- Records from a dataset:

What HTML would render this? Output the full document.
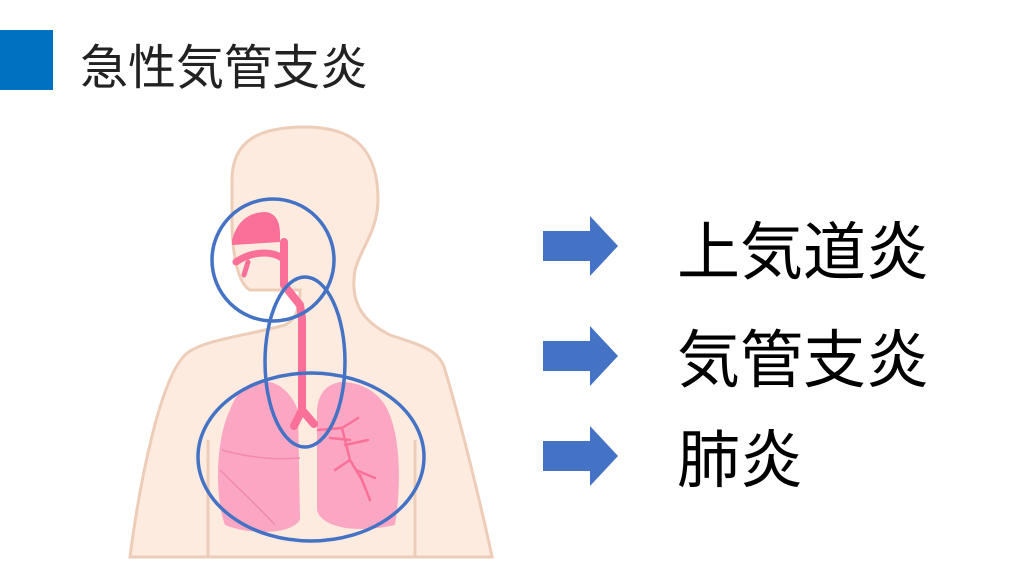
<!DOCTYPE html>
<html><head><meta charset="utf-8"><style>
body{margin:0;width:1024px;height:576px;background:#fff;overflow:hidden;position:relative;font-family:"Liberation Sans","Noto Sans CJK JP",sans-serif}
.t{position:absolute;color:#000;white-space:nowrap}
</style></head><body>
<div style="position:absolute;left:0;top:30px;width:53px;height:60px;background:#0070c0"></div>
<div class="t" style="left:80px;top:28px;font-size:48px;color:#222">急性気管支炎</div>
<svg width="1024" height="576" style="position:absolute;left:0;top:0">
<g fill="#fdebe0" stroke="#edcdb8" stroke-width="3">
<path d="M130,557 C140,480 160,380 185,355 C200,340 250,335 285,325 C295,320 300,310 300,290 L250,290 C240,285 232,260 232,220 L232,180 C232,140 260,127 305,127 C355,127 378,150 378,200 C378,230 360,250 355,270 C350,300 360,320 390,335 C420,345 440,350 445,370 C460,420 480,500 492,557 Z"/>
</g>
<g stroke="#edcdb8" stroke-width="3" fill="none">
<path d="M208,440 L208,557"/><path d="M415,440 L415,557"/>
</g>
<g fill="#fba6c2">
<path d="M255,382 C275,378 290,390 298,410 L300,520 C290,535 250,535 225,525 C215,500 215,440 230,410 C235,395 245,385 255,382Z"/>
<path d="M340,382 C325,385 318,395 317,410 L317,510 C320,525 350,535 395,525 C402,480 400,430 385,405 C375,390 360,382 340,382Z"/>
</g>
<g stroke="#f28aaa" stroke-width="1.5" fill="none">
<path d="M222,450 C250,458 275,460 300,458"/><path d="M220,470 C240,490 262,510 275,525"/>
</g>
<g fill="#fb7099">
<path d="M232,240 C238,218 252,212 266,212 C278,214 280,225 280,235 L280,242 L232,245Z"/>
</g>
<g stroke="#fb7099" fill="none" stroke-linecap="round" stroke-linejoin="round">
<path d="M284,242 L284,285 L300,305 L302,318 L302,410 L294,426 M302,410 L314,424" stroke-width="8"/>
<path d="M236,262 C250,252 270,250 282,258" stroke-width="7"/>
<path d="M248,262 L244,275" stroke-width="5"/>
<path d="M318,430 L342,428 L358,418 M342,428 L350,460 L362,480 M345,445 L368,440 M350,460 L335,470 M356,470 L375,478 M360,475 L370,500 M350,440 L330,438" stroke-width="2.5"/>
</g>
<g fill="none" stroke="#4472c4" stroke-width="3.5">
<circle cx="273" cy="260" r="61"/>
<ellipse cx="305" cy="362" rx="40" ry="85"/>
<ellipse cx="311" cy="457" rx="113" ry="84"/>
</g>
<g fill="#4472c4">
<path d="M543,231 L590,231 L590,216 L618,246 L590,276 L590,261 L543,261Z"/>
<path d="M543,341 L590,341 L590,326 L618,356 L590,386 L590,371 L543,371Z"/>
<path d="M543,441 L590,441 L590,426 L618,456 L590,486 L590,471 L543,471Z"/>
</g>
</svg>
<div class="t" style="left:677px;top:202px;font-size:63px">上気道炎</div>
<div class="t" style="left:677px;top:310px;font-size:63px">気管支炎</div>
<div class="t" style="left:677px;top:410px;font-size:63px">肺炎</div>
</body></html>
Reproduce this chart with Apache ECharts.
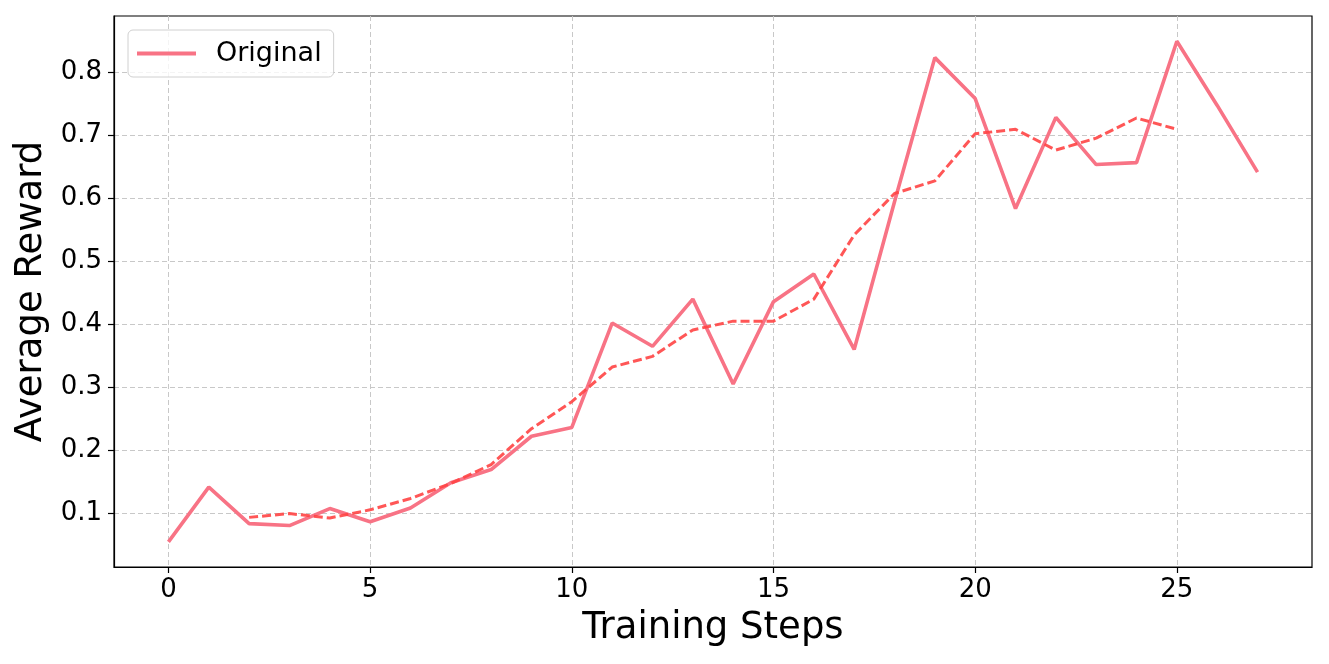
<!DOCTYPE html>
<html>
<head>
<meta charset="utf-8">
<script src="https://cdn.jsdelivr.net/npm/echarts@6/dist/echarts.min.js"></script>
<style>
  html, body { margin: 0; padding: 0; background: #fff; }
  #chart { width: 1329px; height: 664px; }
</style>
</head>
<body>
<div id="chart"></div>
<script>
// values
var steps = [0,1,2,3,4,5,6,7,8,9,10,11,12,13,14,15,16,17,18,19,20,21,22,23,24,25,26,27];
var original = [0.054,0.141,0.083,0.080,0.107,0.086,0.108,0.148,0.169,0.222,0.236,0.402,0.365,0.440,0.305,0.436,0.480,0.360,0.595,0.824,0.759,0.584,0.729,0.654,0.657,0.850,0.748,0.642];
var smoothSteps = [2,3,4,5,6,7,8,9,10,11,12,13,14,15,16,17,18,19,20,21,22,23,24,25];
var smoothed = [0.093,0.099,0.092,0.105,0.123,0.147,0.177,0.234,0.277,0.332,0.349,0.391,0.405,0.405,0.440,0.542,0.608,0.628,0.703,0.710,0.677,0.696,0.728,0.710];
var xTicks = [0,5,10,15,20,25];
var yTicks = [0.1,0.2,0.3,0.4,0.5,0.6,0.7,0.8];

var font = 'DejaVu Sans';
var pink = '#f87385';
var red = '#ff4444';

function pairs(xs, ys) {
  return xs.map(function (x, i) { return [x, ys[i]]; });
}

var chart = echarts.init(document.getElementById('chart'));
var option = {
  animation: false,
  grid: {
    left: 114, right: 17, top: 16, bottom: 97,
    show: true, borderColor: '#000', borderWidth: 1.2, backgroundColor: '#fff'
  },
  legend: {
    left: 128, top: 30,
    data: [{ name: 'Original', icon: 'rect' }],
    itemWidth: 59, itemHeight: 4,
    padding: [10, 12, 10, 9],
    borderColor: '#d0d0d0', borderWidth: 1, borderRadius: 5,
    backgroundColor: 'rgba(255,255,255,0.8)',
    textStyle: { fontFamily: font, fontSize: 27, color: '#000', padding: [0, 0, 0, 15] }
  },
  xAxis: {
    type: 'value', min: -1.35, max: 28.35,
    name: 'Training Steps', nameLocation: 'middle', nameGap: 43,
    nameTextStyle: { fontFamily: font, fontSize: 37, color: '#000' },
    axisLine: { onZero: false, lineStyle: { color: '#000', width: 1.2 } },
    axisTick: { show: true, length: 6, customValues: xTicks, lineStyle: { color: '#000', width: 1.2 } },
    axisLabel: { customValues: xTicks, margin: 10, fontFamily: font, fontSize: 26, color: '#000' },
    splitLine: { show: true, customValues: xTicks, lineStyle: { color: '#c8c8c8', type: [5, 3], width: 1 } }
  },
  yAxis: {
    type: 'value', min: 0.0141, max: 0.8902,
    name: 'Average Reward', nameLocation: 'middle', nameGap: 62,
    nameTextStyle: { fontFamily: font, fontSize: 37, color: '#000' },
    axisLine: { show: true, onZero: false, lineStyle: { color: '#000', width: 1.2 } },
    axisTick: { show: true, length: 6, customValues: yTicks, lineStyle: { color: '#000', width: 1.2 } },
    axisLabel: {
      customValues: yTicks, margin: 12, fontFamily: font, fontSize: 26, color: '#000',
      formatter: function (v) { return v.toFixed(1); }
    },
    splitLine: { show: true, customValues: yTicks, lineStyle: { color: '#c8c8c8', type: [5, 3], width: 1 } }
  },
  series: [
    {
      name: 'Original', type: 'line', symbol: 'none',
      data: pairs(steps, original),
      itemStyle: { color: pink },
      lineStyle: { color: pink, width: 3.6 },
      z: 3
    },
    {
      name: 'Smoothed', type: 'line', symbol: 'none',
      data: pairs(smoothSteps, smoothed),
      itemStyle: { color: red },
      lineStyle: { color: red, width: 3, type: [9, 4], opacity: 0.9 },
      z: 4
    }
  ]
};
chart.setOption(option);
</script>
</body>
</html>
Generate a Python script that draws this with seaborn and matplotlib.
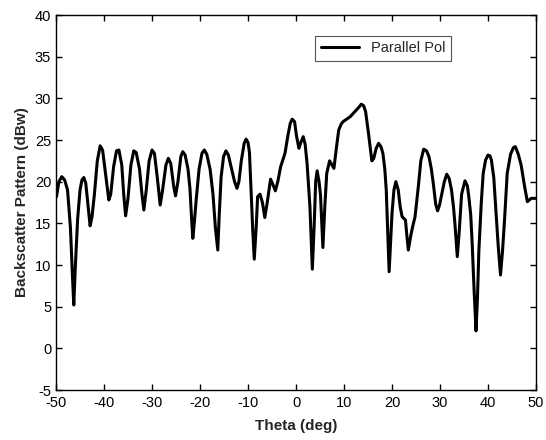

- Problem:
Without the pictures, write out all of the material exactly.

- Written response:
What HTML would render this? Output the full document.
<!DOCTYPE html>
<html><head><meta charset="utf-8"><style>
body{margin:0;width:1024px;height:576px;background:#fff;overflow:hidden;position:relative;font-family:"Liberation Sans","Noto Sans CJK JP",sans-serif}
.t{position:absolute;color:#000;white-space:nowrap}
</style></head><body>
<div style="position:absolute;left:0;top:30px;width:53px;height:60px;background:#0070c0"></div>
<div class="t" style="left:80px;top:28px;font-size:48px;color:#222">急性気管支炎</div>
<svg width="1024" height="576" style="position:absolute;left:0;top:0">
<g fill="#fdebe0" stroke="#edcdb8" stroke-width="3">
<path d="M130,557 C140,480 160,380 185,355 C200,340 250,335 285,325 C295,320 300,310 300,290 L250,290 C240,285 232,260 232,220 L232,180 C232,140 260,127 305,127 C355,127 378,150 378,200 C378,230 360,250 355,270 C350,300 360,320 390,335 C420,345 440,350 445,370 C460,420 480,500 492,557 Z"/>
</g>
<g stroke="#edcdb8" stroke-width="3" fill="none">
<path d="M208,440 L208,557"/><path d="M415,440 L415,557"/>
</g>
<g fill="#fba6c2">
<path d="M255,382 C275,378 290,390 298,410 L300,520 C290,535 250,535 225,525 C215,500 215,440 230,410 C235,395 245,385 255,382Z"/>
<path d="M340,382 C325,385 318,395 317,410 L317,510 C320,525 350,535 395,525 C402,480 400,430 385,405 C375,390 360,382 340,382Z"/>
</g>
<g stroke="#f28aaa" stroke-width="1.5" fill="none">
<path d="M222,450 C250,458 275,460 300,458"/><path d="M220,470 C240,490 262,510 275,525"/>
</g>
<g fill="#fb7099">
<path d="M232,240 C238,218 252,212 266,212 C278,214 280,225 280,235 L280,242 L232,245Z"/>
</g>
<g stroke="#fb7099" fill="none" stroke-linecap="round" stroke-linejoin="round">
<path d="M284,242 L284,285 L300,305 L302,318 L302,410 L294,426 M302,410 L314,424" stroke-width="8"/>
<path d="M236,262 C250,252 270,250 282,258" stroke-width="7"/>
<path d="M248,262 L244,275" stroke-width="5"/>
<path d="M318,430 L342,428 L358,418 M342,428 L350,460 L362,480 M345,445 L368,440 M350,460 L335,470 M356,470 L375,478 M360,475 L370,500 M350,440 L330,438" stroke-width="2.5"/>
</g>
<g fill="none" stroke="#4472c4" stroke-width="3.5">
<circle cx="273" cy="260" r="61"/>
<ellipse cx="305" cy="362" rx="40" ry="85"/>
<ellipse cx="311" cy="457" rx="113" ry="84"/>
</g>
<g fill="#4472c4">
<path d="M543,231 L590,231 L590,216 L618,246 L590,276 L590,261 L543,261Z"/>
<path d="M543,341 L590,341 L590,326 L618,356 L590,386 L590,371 L543,371Z"/>
<path d="M543,441 L590,441 L590,426 L618,456 L590,486 L590,471 L543,471Z"/>
</g>
</svg>
<div class="t" style="left:677px;top:202px;font-size:63px">上気道炎</div>
<div class="t" style="left:677px;top:310px;font-size:63px">気管支炎</div>
<div class="t" style="left:677px;top:410px;font-size:63px">肺炎</div>
</body></html>
Reproduce this chart with Apache ECharts.
<!DOCTYPE html>
<html>
<head>
<meta charset="utf-8">
<script src="https://cdn.jsdelivr.net/npm/echarts@6/dist/echarts.min.js"></script>
<style>
  html, body { margin: 0; padding: 0; background: #fff; }
  #chart { width: 1329px; height: 664px; }
</style>
</head>
<body>
<div id="chart"></div>
<script>
// values
var steps = [0,1,2,3,4,5,6,7,8,9,10,11,12,13,14,15,16,17,18,19,20,21,22,23,24,25,26,27];
var original = [0.054,0.141,0.083,0.080,0.107,0.086,0.108,0.148,0.169,0.222,0.236,0.402,0.365,0.440,0.305,0.436,0.480,0.360,0.595,0.824,0.759,0.584,0.729,0.654,0.657,0.850,0.748,0.642];
var smoothSteps = [2,3,4,5,6,7,8,9,10,11,12,13,14,15,16,17,18,19,20,21,22,23,24,25];
var smoothed = [0.093,0.099,0.092,0.105,0.123,0.147,0.177,0.234,0.277,0.332,0.349,0.391,0.405,0.405,0.440,0.542,0.608,0.628,0.703,0.710,0.677,0.696,0.728,0.710];
var xTicks = [0,5,10,15,20,25];
var yTicks = [0.1,0.2,0.3,0.4,0.5,0.6,0.7,0.8];

var font = 'DejaVu Sans';
var pink = '#f87385';
var red = '#ff4444';

function pairs(xs, ys) {
  return xs.map(function (x, i) { return [x, ys[i]]; });
}

var chart = echarts.init(document.getElementById('chart'));
var option = {
  animation: false,
  grid: {
    left: 114, right: 17, top: 16, bottom: 97,
    show: true, borderColor: '#000', borderWidth: 1.2, backgroundColor: '#fff'
  },
  legend: {
    left: 128, top: 30,
    data: [{ name: 'Original', icon: 'rect' }],
    itemWidth: 59, itemHeight: 4,
    padding: [10, 12, 10, 9],
    borderColor: '#d0d0d0', borderWidth: 1, borderRadius: 5,
    backgroundColor: 'rgba(255,255,255,0.8)',
    textStyle: { fontFamily: font, fontSize: 27, color: '#000', padding: [0, 0, 0, 15] }
  },
  xAxis: {
    type: 'value', min: -1.35, max: 28.35,
    name: 'Training Steps', nameLocation: 'middle', nameGap: 43,
    nameTextStyle: { fontFamily: font, fontSize: 37, color: '#000' },
    axisLine: { onZero: false, lineStyle: { color: '#000', width: 1.2 } },
    axisTick: { show: true, length: 6, customValues: xTicks, lineStyle: { color: '#000', width: 1.2 } },
    axisLabel: { customValues: xTicks, margin: 10, fontFamily: font, fontSize: 26, color: '#000' },
    splitLine: { show: true, customValues: xTicks, lineStyle: { color: '#c8c8c8', type: [5, 3], width: 1 } }
  },
  yAxis: {
    type: 'value', min: 0.0141, max: 0.8902,
    name: 'Average Reward', nameLocation: 'middle', nameGap: 62,
    nameTextStyle: { fontFamily: font, fontSize: 37, color: '#000' },
    axisLine: { show: true, onZero: false, lineStyle: { color: '#000', width: 1.2 } },
    axisTick: { show: true, length: 6, customValues: yTicks, lineStyle: { color: '#000', width: 1.2 } },
    axisLabel: {
      customValues: yTicks, margin: 12, fontFamily: font, fontSize: 26, color: '#000',
      formatter: function (v) { return v.toFixed(1); }
    },
    splitLine: { show: true, customValues: yTicks, lineStyle: { color: '#c8c8c8', type: [5, 3], width: 1 } }
  },
  series: [
    {
      name: 'Original', type: 'line', symbol: 'none',
      data: pairs(steps, original),
      itemStyle: { color: pink },
      lineStyle: { color: pink, width: 3.6 },
      z: 3
    },
    {
      name: 'Smoothed', type: 'line', symbol: 'none',
      data: pairs(smoothSteps, smoothed),
      itemStyle: { color: red },
      lineStyle: { color: red, width: 3, type: [9, 4], opacity: 0.9 },
      z: 4
    }
  ]
};
chart.setOption(option);
</script>
</body>
</html>
Generate a Python script that draws this with seaborn and matplotlib.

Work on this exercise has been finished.